Walks along a weak square sequence and the non-semiproperness of Namba forcings
Kenta Tsukuura
TL;DR
The paper investigates how the semiproperness of two-cardinal Namba forcings $\mathrm{Nm}(\kappa,\lambda,F)$ interacts with square principles and two-cardinal combinatorics.
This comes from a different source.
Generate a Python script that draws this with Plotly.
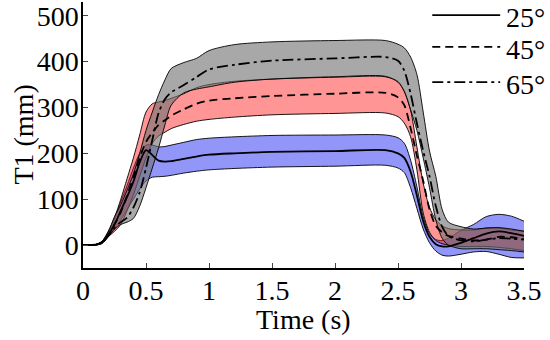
import plotly.graph_objects as go

time_s = [0, 0.1, 0.15, 0.2, 0.25, 0.3, 0.35, 0.4, 0.45, 0.5, 0.55, 0.6, 0.65, 0.7, 0.8, 0.9, 1.0, 1.2, 1.5, 2.0,
          2.4, 2.5, 2.55, 2.6, 2.65, 2.7, 2.75, 2.8, 2.85, 2.9, 3.0, 3.1, 3.2, 3.3, 3.4, 3.5]

mean_25 = [0, 1, 6, 22, 45, 75, 105, 138, 180, 207, 196, 184, 182, 183, 188, 193, 197, 200, 203, 205,
           207, 200, 190, 160, 108, 52, 18, 2, -3, -3, 5, 15, 25, 30, 26, 20]
upper_25 = [0, 1, 7, 25, 55, 95, 130, 168, 200, 218, 218, 214, 215, 218, 224, 230, 233, 236, 239, 240,
            240, 234, 222, 185, 127, 62, 25, 12, 10, 15, 32, 45, 62, 67, 63, 52]
lower_25 = [0, 0, 4, 18, 35, 55, 78, 100, 122, 140, 148, 149, 150, 152, 157, 161, 164, 167, 170, 172,
            174, 168, 158, 125, 80, 35, 5, -13, -22, -24, -20, -15, -14, -20, -27, -28]

mean_45 = [0, 1, 6, 22, 45, 72, 108, 148, 190, 225, 245, 262, 272, 282, 296, 308, 315, 320, 325, 330,
           332, 322, 305, 255, 195, 140, 78, 42, 28, 20, 14, 10, 12, 18, 17, 13]
upper_45 = [0, 1, 8, 30, 60, 100, 145, 190, 240, 290, 308, 312, 315, 320, 330, 343, 350, 357, 362, 366,
            367, 357, 335, 294, 214, 135, 82, 55, 42, 36, 33, 33, 37, 37, 33, 30]
lower_45 = [0, 0, 4, 18, 30, 45, 75, 110, 150, 190, 222, 238, 246, 254, 263, 270, 274, 279, 284, 287,
            288, 280, 266, 236, 164, 70, 28, 10, 3, 0, -3, -3, -3, -5, -8, -12]

mean_65 = [0, 1, 5, 20, 38, 50, 60, 82, 115, 168, 229, 288, 318, 333, 349, 366, 383, 393, 402, 407,
           410, 402, 380, 330, 265, 205, 150, 85, 40, 20, 10, 8, 12, 15, 14, 12]
upper_65 = [0, 1, 8, 28, 62, 88, 120, 155, 200, 250, 290, 328, 360, 385, 398, 407, 424, 437, 443, 446,
            446, 438, 430, 410, 372, 290, 205, 150, 78, 50, 40, 35, 37, 38, 35, 30]
lower_65 = [0, 0, 3, 18, 35, 45, 50, 58, 85, 125, 168, 212, 262, 305, 332, 340, 345, 355, 362, 367,
            368, 355, 335, 295, 250, 190, 125, 55, 15, 0, -8, -8, -8, -10, -12, -15]

labels = ["25°", "45°", "65°"]
x_ticks = [0, 0.5, 1, 1.5, 2, 2.5, 3, 3.5]
x_tick_text = ["0", "0.5", "1", "1.5", "2", "2.5", "3", "3.5"]
y_ticks = [0, 100, 200, 300, 400, 500]

FONT = "Liberation Serif"
FS = 28
fig = go.Figure()

bands = [
    (upper_25, lower_25, "rgba(30,40,240,0.49)"),
    (upper_45, lower_45, "rgba(255,20,20,0.45)"),
    (upper_65, lower_65, "rgba(115,115,115,0.62)"),
]
for up, lo, col in bands:
    fig.add_trace(go.Scatter(x=time_s, y=up, mode="lines", line=dict(color="black", width=0.9, shape="spline", smoothing=0.8),
                             showlegend=False, hoverinfo="skip"))
    fig.add_trace(go.Scatter(x=time_s, y=lo, mode="lines", fill="tonexty", fillcolor=col,
                             line=dict(color="black", width=0.9, shape="spline", smoothing=0.8),
                             showlegend=False, hoverinfo="skip"))

dashes = ["solid", "8px,5px", "11px,4px,3px,4px"]
means = [mean_25, mean_45, mean_65]
for m, dash, lab in zip(means, dashes, labels):
    fig.add_trace(go.Scatter(x=time_s, y=m, mode="lines", name=lab, showlegend=False,
                             line=dict(color="black", width=1.8, dash=dash, shape="spline", smoothing=0.8)))

# legend drawn as layout decorations (paper coordinates)
leg_line_y = [0.951, 0.831, 0.699]
leg_text_y = [0.940, 0.820, 0.690]
for lab, dash, ly, ty in zip(labels, dashes, leg_line_y, leg_text_y):
    fig.add_shape(type="line", xref="paper", yref="paper", x0=0.792, x1=0.946, y0=ly, y1=ly,
                  line=dict(color="black", width=1.8, dash=dash))
    fig.add_annotation(text=lab, xref="paper", yref="paper", x=0.955, y=ty, xanchor="left",
                       yanchor="middle", showarrow=False, font=dict(family=FONT, size=FS))

fig.update_layout(
    width=550, height=340,
    margin=dict(l=83, r=26, t=2, b=72, autoexpand=False),
    paper_bgcolor="white", plot_bgcolor="white",
    font=dict(family=FONT, size=FS, color="black"),
    showlegend=False,
)
fig.update_xaxes(range=[0, 3.5], tickvals=x_ticks, ticktext=x_tick_text, ticks="inside", ticklen=5,
                 tickwidth=1.2, showline=True, linecolor="black", linewidth=1.5, showgrid=False,
                 zeroline=False, tickfont=dict(family=FONT, size=FS), ticklabelstandoff=-3)
fig.update_yaxes(range=[-50, 530], tickvals=y_ticks, ticks="inside", ticklen=5, tickwidth=1.2,
                 showline=True, linecolor="black", linewidth=1.5, showgrid=False, zeroline=False,
                 tickfont=dict(family=FONT, size=FS), ticklabelstandoff=-3)
fig.add_annotation(text="Time (s)", xref="paper", yref="paper", x=0.5, y=-0.192, yanchor="middle",
                   showarrow=False, font=dict(family=FONT, size=FS))
fig.add_annotation(text="T1 (mm)", xref="paper", yref="paper", x=-0.137, y=0.5, textangle=-90,
                   xanchor="center", yanchor="middle", showarrow=False, font=dict(family=FONT, size=FS))
fig.write_html("out.html", config={"displayModeBar": False},
               post_script="document.body.style.margin='0px';")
It develops minimal walk techniques and a thin-list/ultrafilter framework to connect forcing properties with partition relations and stationary reflection, proving that if all such forcings are semiproper then $\square(\mu,{<}\aleph_1)$ fails for a broad range of $\mu$. A key outcome is a separation result: semiproperness of $\mathrm{Nm}(\kappa,\lambda,F)$ for every $F$ can imply stronger anti-compactness phenomena than semiproperness of $\mathrm{Nm}(\kappa,\lambda)$ alone, with implications for consistency strength, stationary reflection, and SCH. The work also provides model constructions showing both the preservation and failure of semiproperness under collapses and square forcings, illustrating the utility of $\mathrm{Nm}$-type forcings as a diagnostic for partial strong compactness.
Abstract
In this paper, we demonstrate that if, for every $κ$-complete fine filter $F$ over $\mathcal{P}_κλ$, the associated Namba forcing $\mathrm{Nm}(κ,λ,F)$ is semiproper, then $\square(μ,{<}\aleph_1)$ fails for all regular $μ\in [λ, 2^λ]$ under the certain cardinal arithmetic. In particular, this result establishes that the consistency strength of the semiproperness of $\mathrm{Nm}(\aleph_2,F)$ for every $\aleph_2$-complete filter $F$ over $\aleph_2$ exceeds the strength of infinitely many Woodin cardinals. Minimal walk methods associated with a square sequece play a central role in this paper. These observations introduce two-cardinal walks with naive $C$-sequences and show that the existence of non-reflecting stationary subsets implies $\mathcal{P}_κλ\not\to [I_{κλ}^{+}]^{3}_λ$.